On the positive side - I was able to navigate to where my car was when I on a bike ride, so that should count for something.
However, since I have a Fenix 3, I do not believe that this Unit's features offset the problems I've had.
The Garmin Edge 830 mountain bundle really provides great ergonomic access to data and navigation without jeopardizing safety. Love the ability to move through screens without letting go of the bars. Pairing the sensor is a breeze and the wireless setup is clean as can be.

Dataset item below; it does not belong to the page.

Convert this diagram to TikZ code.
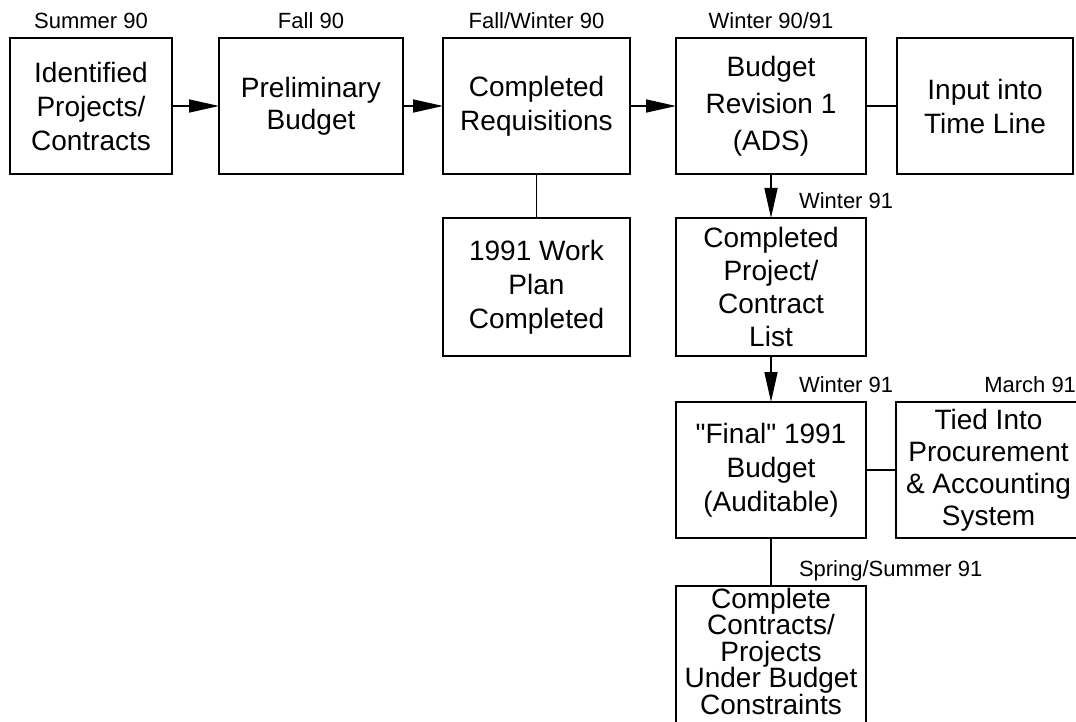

I am replacing my Edge 1000 with the Edge 830 MTB. I was concerned about the screen size and the lack of some 'soft keys,' particularly compared with the new 1030. The screen is beautiful and much clearer than the old 1000. The added mountain bike specific features (like jumping, etc) are a great bonus. Oh, and the overall NAV is much improved.
Well, the navigation has a mind of it's own. You know how to get from A to B but I guarantee that this navigation will take you to C and D first. One you realize you have to be smarter than the device you learn to accept its flaws....it's a tiny brain. My only recent gripe is that it's supposed to keep a list of your addresses you go to as Recent Finds. Since the 11.2 upgrade, my device no longer does that. Garmin support has not been too helpful so far. Another little annoyance is that it often will not remember to connect with cadence sensor and I have to do so manually. Like I said, tiny brain.
I absolutely love my new Garmin 820. The pinpoint accuracy, all the available readings, the ease of setting it up and moving from one bike to the other, the Bluetooth and the map is great... just need to get used to a small map.